Scheuch kritisiert scharf, dass sich die politischen Entscheidungsträger in Österreich zu wenig oder gar nicht mit dem fehlenden Wohnbau beschäftigen würden, auch im anlaufenden Wahlkampf sei die Schaffung von Wohnraum kein nennenswertes Thema, das sei ein grober Fehler. „Junge Menschen verarmen, können sich den Wohlstand ihrer Eltern nicht mehr aufbauen. Das ist ein gesellschaftliches Thema“, kritisiert Scheuch. „Wir müssen uns mit dem Thema Schaffung von leistbarem Wohnraum als Gesellschaft auseinandersetzen.“ Das habe mit voranschreitender Bodenversiegelung nichts zu tun, meint der Wienerberger-Chef, denn für das Zubetonieren und Asphaltieren sei nicht der Wohnbau verantwortlich.
Kritik an politischer Untätigkeit
Scheuch erwartet, dass der für Wienerberger so wichtige Wohnbau im zweiten Halbjahr in Märkten wie Deutschland, Österreich, Frankreich und Belgien die Talsohle durchschreiten werden, man befinde sich am Tiefpunkt. Das habe mit den politischen Instabilitäten vor nationalen Wahlen zu tun: „Niemand will mehr etwas angreifen, jeder Politiker hat Angst, etwas zu tun“, so Scheuch.

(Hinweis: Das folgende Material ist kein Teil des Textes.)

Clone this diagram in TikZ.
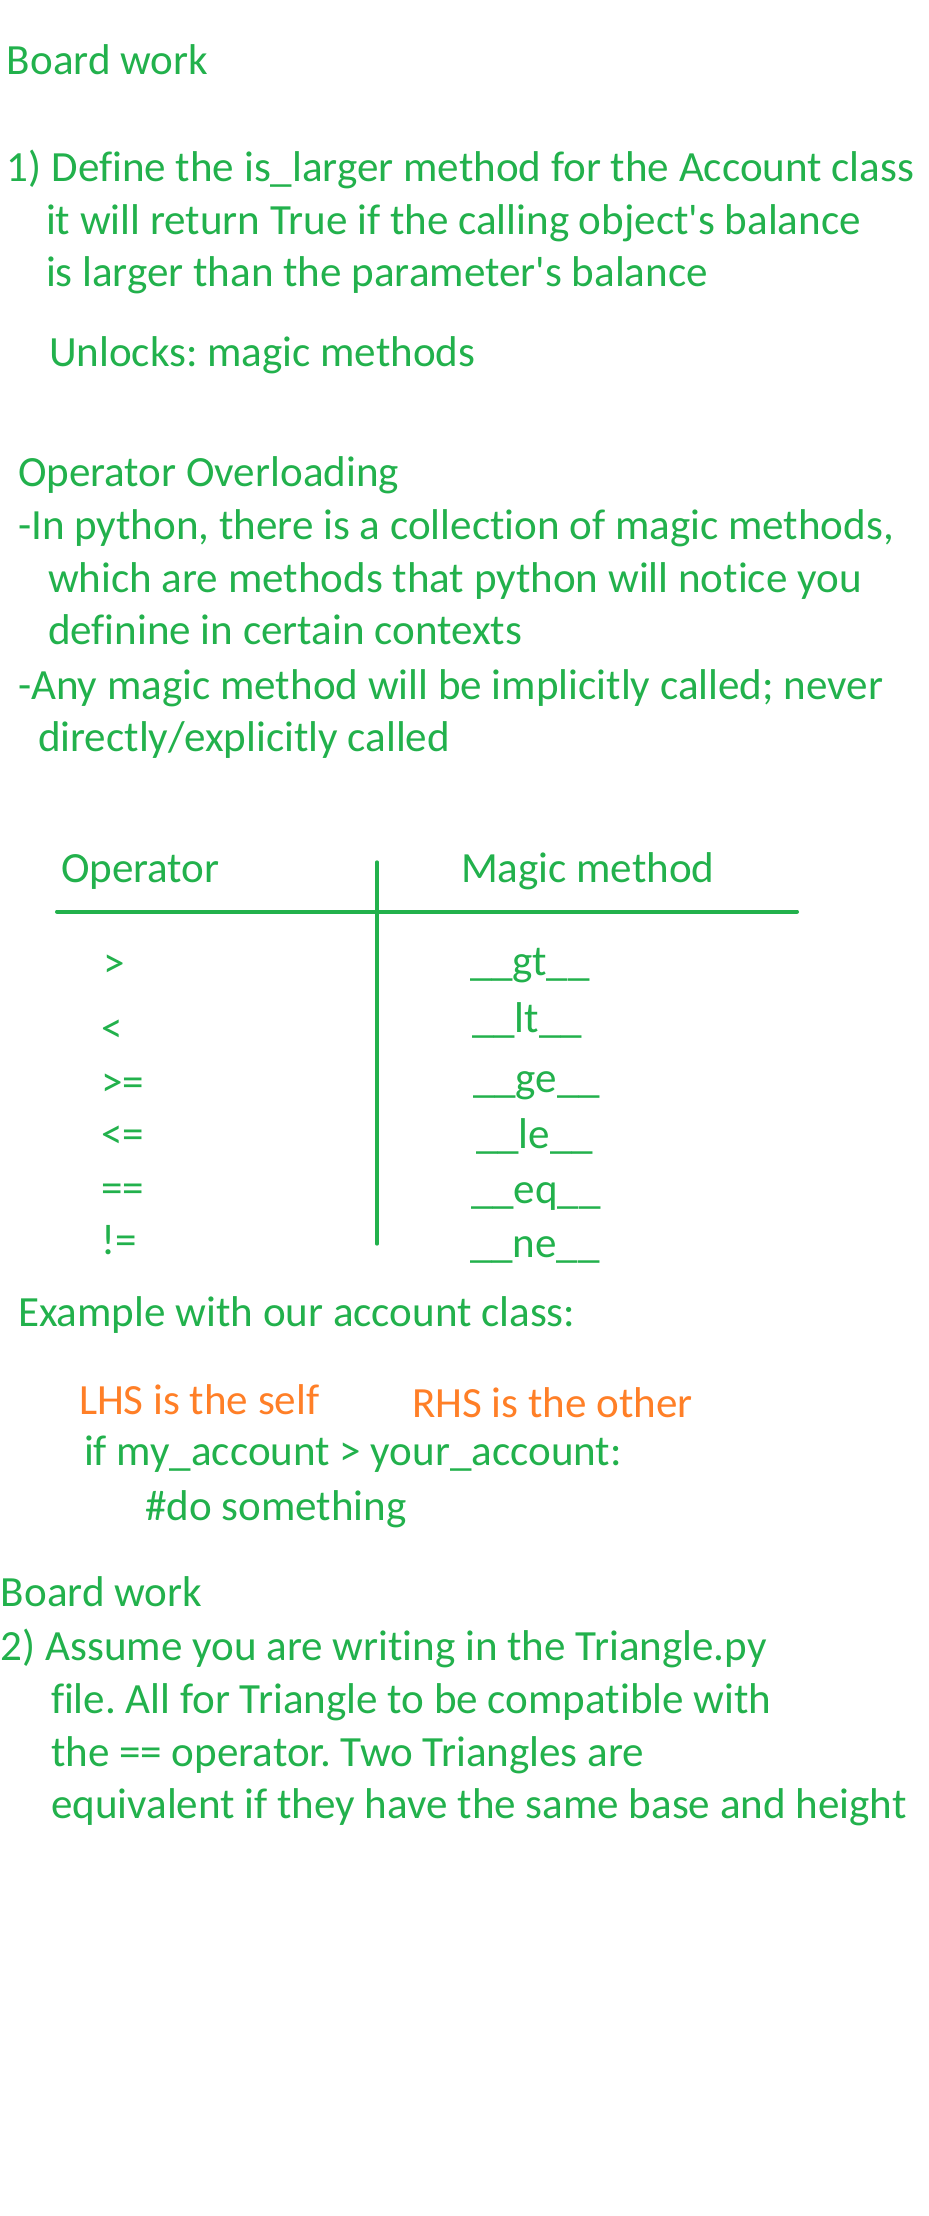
\documentclass[tikz,border=0pt]{standalone}
\usepackage{fontspec}
\setmainfont{Carlito}[Ligatures={NoCommon}]
\frenchspacing
\definecolor{pgreen}{RGB}{34,177,76}
\definecolor{porange}{RGB}{255,127,39}
\begin{document}
\begin{tikzpicture}[x=0.75pt,y=-0.75pt,
  txt/.style={anchor=base west,inner sep=0pt,outer sep=0pt,text=pgreen,font=\fontsize{32.3}{39}\selectfont},
  otxt/.style={txt,text=porange},
  rule/.style={draw=pgreen,line width=3pt,line cap=round}]
\useasboundingbox[fill=white] (0,0) rectangle (928,2216);
\begin{scope}[yscale=1.006]
\node[txt] (bw1) at (7,74.5) {Board work};
\node[txt] (q1a) at (7,180) {1) Define the is\_larger method for the Account class};
\node[txt] (q1b) at (46,233) {it will return True if the calling object\textquotesingle s balance};
\node[txt] (q1c) at (46,285) {is larger than the parameter\textquotesingle s balance};
\node[txt] (unl) at (49,364) {Unlocks: magic methods};
\node[txt] (oo) at (18,484) {Operator Overloading};
\node[txt] (p1a) at (18,536) {-In python, there is a collection of magic methods,};
\node[txt] (p1b) at (48,589) {which are methods that python will notice you};
\node[txt] (p1c) at (48,641) {definine in certain contexts};
\node[txt] (p2a) at (18,695) {-Any magic method will be implicitly called; never};
\node[txt] (p2b) at (38,747) {directly/explicitly called};
% table
\node[txt] (hop) at (61,877) {Operator};
\node[txt] (hmm) at (461,877) {Magic method};
\coordinate (vt) at (377,857);
\coordinate (vb) at (377,1236);
\coordinate (hl) at (57,906);
\coordinate (hr) at (797,906);
\draw[rule] (vt) -- (vb);
\draw[rule] (hl) -- (hr);
\node[txt] (o1) at (103,972) {>};
\node[txt] (o2) at (101,1036) {<};
\node[txt] (o3) at (101,1090) {>=};
\node[txt] (o4) at (101,1142) {<=};
\node[txt] (o5) at (101,1195) {==};
\node[txt] (o6) at (101,1247) {!=};
\node[txt] (m1) at (470,970) {\_\_gt\_\_};
\node[txt] (m2) at (472,1026) {\_\_lt\_\_};
\node[txt] (m3) at (473,1086) {\_\_ge\_\_};
\node[txt] (m4) at (476,1142) {\_\_le\_\_};
\node[txt] (m5) at (471,1196) {\_\_eq\_\_};
\node[txt] (m6) at (470,1250) {\_\_ne\_\_};
% example
\node[txt] (ex) at (18,1319) {Example with our account class:};
\node[otxt] (lhs) at (79,1406) {LHS is the self};
\node[otxt] (rhs) at (412,1409) {RHS is the other};
\node[txt] (if) at (84,1457) {if my\_account > your\_account:};
\node[txt] (do) at (145,1511) {\#do something};
\node[txt] (bw2) at (1,1597) {Board work};
\node[txt] (q2a) at (1,1651) {2) Assume you are writing in the Triangle.py};
\node[txt] (q2b) at (51,1703) {file. All for Triangle to be compatible with};
\node[txt] (q2c) at (51,1756) {the == operator. Two Triangles are};
\node[txt] (q2d) at (51,1808) {equivalent if they have the same base and height};
\end{scope}
\end{tikzpicture}
\end{document}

Auch in den USA, einem wichtigen Wachstumsmarkt für Wienerberger, befinde sich der Wohnbau in einer Phase der Stagnation, die Zinsen für Hypothekardarlehen seien dort mit 7 bis 8 Prozent sehr hoch. Scheuch erwartet sinkende Zinsen und einen Anstieg der Nachfrage. Bezüglich der Präsidentschaftswahl im November in den USA hat Scheuch keine Priorität, „Ich bin nur für eine Partei, und die heißt Wienerberger“.
Für das gesamte Jahr rechnet der Wienerberger-CEO mit einem Betriebsergebnis von 800 bis 820 Millionen Euro, der Umsatz werde bei rund 4,5 bis 4,6 Milliarden Euro liegen. Man sehe sich für die erhoffte Markterholung gut gerüstet, auch dank des „Selbsthilfeprogramm“, das auf Ertragswachstum und Effizienzsteigerung ausgerichtet sei. Mit der größten Übernahme der Konzerngeschichte, jener von Terreal, einem bedeutenden Anbieter von Produkten für die Dachreparatur und -sanierung, ist er sehr zufrieden. „Kleinere“ Übenrahmen würden folgen.